Open goretkin opened 4 years ago
There's an argument to be had whether they ought to be consistent.
But when you look at the implementation of isless(::Tuple, ::Tuple)
, there's another problem. It's defined as
function isless(t1::Tuple, t2::Tuple)
a, b = t1[1], t2[1]
isless(a, b) || (isequal(a, b) && isless(tail(t1), tail(t2)))
end
It first checks isless
on its elements, then isequal
. Whereas isless(::Vector, ::Vector)
first checks isequal
, then isless
. The difference is that isequal
is defined for all objects, whereas isless
is not, so the Vector
implementation is more robust.
Perhaps we could change the Tuple definition to
function isless(t1::Tuple, t2::Tuple)
a, b = t1[1], t2[1]
return isequal(a, b) ? isless(tail(t1), tail(t2)) : isless(a, b)
end
It appears to be just as efficient on my computer, and it works correctly by default on all objects.
I think the opposite: we should fail here if isless fails on elements so we should do what the tuple version does everywhere. As has recently been discussed, nothing
is not an ordered value so this should fail.
there's another problem. I wasn't sure what you meant by this, but as far as I can tell, they're one and the same (it's not a distinct problem/feature)
I can't think of a reason why the definition between the two should be different. And I also think both behaviors are reasonable.
we should fail here if isless fails on elements so we should do what the tuple version does everywhere. As has recently been discussed, nothing is not an ordered value so this should fail.

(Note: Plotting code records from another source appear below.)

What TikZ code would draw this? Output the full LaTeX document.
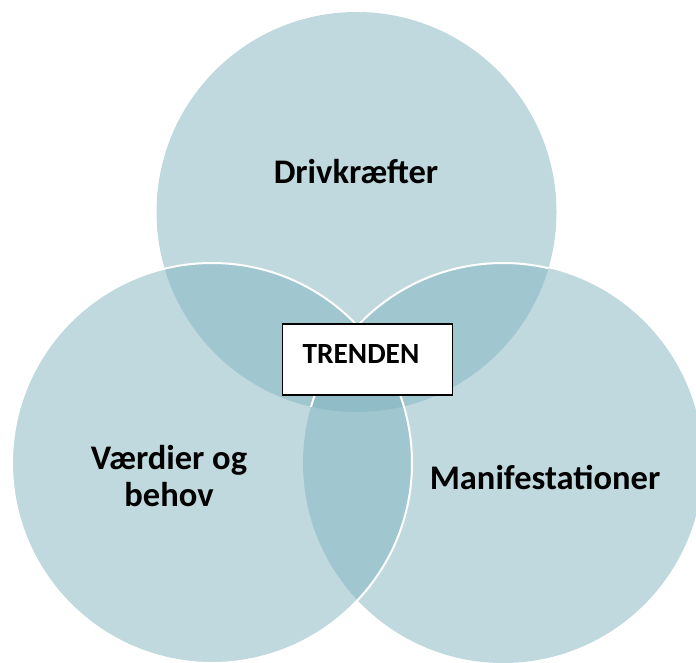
\documentclass[tikz,border=0pt]{standalone}
\usepackage{fontspec}
\setmainfont{Carlito}
\definecolor{venn}{RGB}{129,179,191}
\tikzset{
  vennset/.style={circle, minimum size=400pt, inner sep=0pt, outer sep=0pt,
    fill=venn, fill opacity=0.5},
  rim/.style={draw=white, line width=2pt},
  label/.style={font=\bfseries\fontsize{34.5}{37}\selectfont, text=black, inner sep=0pt, align=center},
  trendbox/.style={draw=black, line width=1.4pt, fill=white, minimum width=170pt,
    minimum height=71pt, inner sep=0pt},
  trendtext/.style={font=\bfseries\fontsize{29.3}{32}\selectfont, text=black, inner sep=0pt}
}
\begin{document}
\begin{tikzpicture}[x=1pt, y=1pt]
  \useasboundingbox (0,0) rectangle (696,-662);
  \clip (0,0) rectangle (696,-662);

  % the three sets
  \node[vennset] (drive) at (356.5,-212) {};
  \node[vennset] (manif) at (503,-463) {};
  \node[vennset] (value) at (212,-463) {};

  % white rims: the right set shows its rim only over the top set
  \begin{scope}
    \clip (drive.center) circle[radius=200pt];
    \draw[rim] (manif.center) circle[radius=200pt];
  \end{scope}
  \draw[rim] (value.center) circle[radius=200pt];

  % labels
  \node[label, anchor=base] (ldrive) at (356,-183) {Drivkræfter};
  \node[label, anchor=base] (lmanif) at (545,-489) {Manifestationer};
  \node[label, anchor=base] (lvalue) at (169,-469) {Værdier og};
  \node[label, anchor=base] (lvalue2) at (169,-506) {behov};

  % centre box
  \node[trendbox] (box) at (367.7,-359.5) {};
  \node[trendtext, anchor=base] (trend) at (361,-363) {TRENDEN};
\end{tikzpicture}
\end{document}
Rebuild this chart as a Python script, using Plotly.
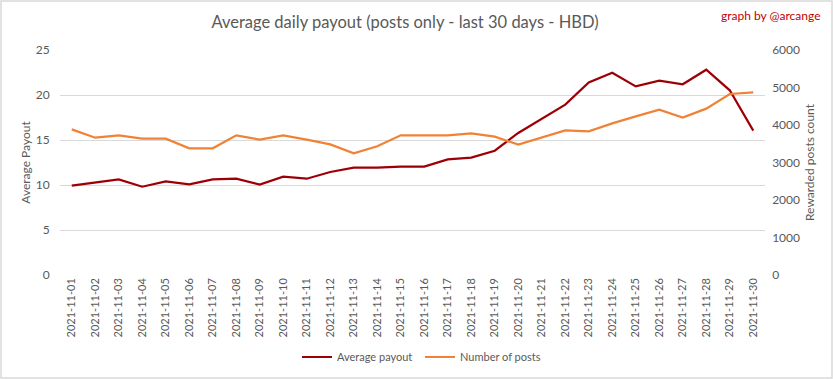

I think that would be fine. To counter that, however, here's one definition of lexicographic ordering (from Wikipedia) that is consistent with the current Vector
behavior
Given two different sequences of the same length, a1, a2,...ak and b1, b2,... bk, the first one is smaller than the second one for the lexicographical order, if ai < bi (for the order of A), for the first i where ai and bi differ.
The set up just above is
Consider a finite set A, often called alphabet, which is totally ordered.
which is not the setting we have for lexicographical comparisons in Julia. Tuple{String, Int}
are comparable even though String
and Int
are not, so tuples aren't just sequences from some alphabet that is totally ordered to begin with.
From triage: change everything to match Tuples. It's better for the error to depend on the types rather than the specific case you happen to ask about.
Was there a discussion around how breaking this change is?
It doesn't break any code that wasn't already broken. You might just not have discovered that your code was broken yet. What I mean by that is that it may happen to work for some input data, but for other equally valid and possible input data, the same program will error. Still, only a change we would make in a minor release.
Honestly, I'm not invested in maintaining semver compatibility. But I think this is more breaking than what you're stating.
For example, code could be sorting a v::Vector{NTuple{2, Union{Nothing, Int}}}
. If that code isn't already broken, then it's just waiting to be broken according to you. But v
could conceivably be of type Union{Vector{Tuple{Int, Nothing}}, Vector{Tuple{Nothing, Int}}}
and that code would never have been broken under the current behavior, and will break under the improved behavior.
I personally agree it should go in a minor release, but I guess my justification must contain some component of wanting consistency more than semver compatibility.